TS tooling either replaces JS tooling or interacts with it seamlessly. It's not like you're skipping JS altogether and there's no type-checking in JS anyway so where's the interference?

Can you give a concrete example where TS is a blocking issue for your development?

1 comments

If you get less bugs because of type checks and you are a serious JS/web dev with 5+ years experience, then your skills are plainly not good enough.

People who spent time with JS and webdev in general got to learn that JS is a minefield of a language, and they work with that in mind. Typing discipline is pretty much the first thing people learn when they try doing JS seriously.

How to say. There is no way just adding typing to JS will make JS less of a JS. You still have to be a very disciplined dev to work with a typescript for it retaining many other tricky parts from JS.

> Can you give a concrete example where typescript is a blocking issue for your development?

Typical example: the tsc transpiler plainly dies, and you know nothing how to debug it, you know nothing of its internals, and you loose the rest of the day doing fruitless email exchanges with typescript dev team, and trying to trace a breaking commit.
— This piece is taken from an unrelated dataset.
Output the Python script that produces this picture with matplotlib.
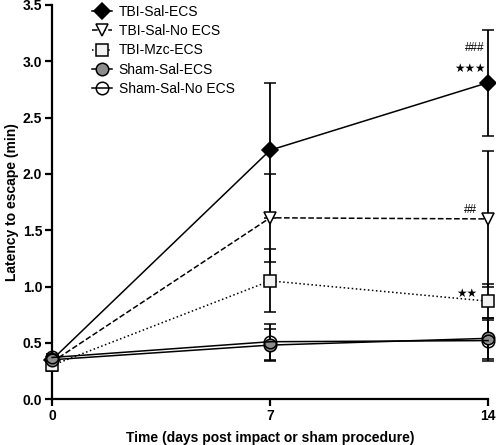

Second example: you got a prod breakage report in some hard to reproduce case. You fire a debugger in chrome through vscode, and then you find out that the debugger completely loses the execution flow in transpiler/tooling garbage, and broken source maps. Having a debugger pick code that went through webpack (be it cursed) is already a 50/50 lottery, and additional layer of tooling makes it even worse.

Do you still put your seat belt in your car after 5+ years of driving experience? If yes, would you say that you do that because your driving skills are "plainly not good enough"?

Typescript allow you to spend less energy on minor issues like typos and more energy on design. It also provides you with the ability to reason locally about some code. When you inspect a function in js, you cannot know what are the contracts that it has to deal with. To be sure you have to unravel all the calling and called functions.

Typescript also enables better intellisense.

About your issues:

- I never had tsc dying on my hand in 5 years.

- About the transpilation noise: it can be as noisy as you want. Have you checked the default result for the es6 target? It litteraly look like your source code with only your type signatures stripped. The noise comes from the transpilation to lower versions and bundling and those are independent of typescript.

Considering typescript compiles down to JS, and incredibly readable JS at that, the fact that your developers are unable to debug the JS directly may indicate that they are not as amazing at JS as you may believe they are.
> If you get less bugs because of type checks and you are a serious JS/web dev with 5+ years experience, then your skills are plainly not good enough.

What about linters, static analysis, code highlighting, IDEs? Should we skip those too? Should I dig out my "made with notepad" badge?

Types and good static analysis tools allow me to focus on more important things, such as business logic, scale, planning. We don't pay developers for mental gymnastics, but solving real world problems.

Of course we do that, and I looked at Flow a few times.

But typing errors are such a minor thing in comparison to everything else, than "everything else" is of much higher on the priority list

When I am writing plain JS I often end up having to write loads of tests to check that I don't to wrong things with types. Did I remember to consider null/undefined? What if I sent in something totally different?

With TS I don't need to spend as much time with these types of tests. I just let the compiler do it for it. If my function says in it's signature the argument can't be null I don't need to do null-checks.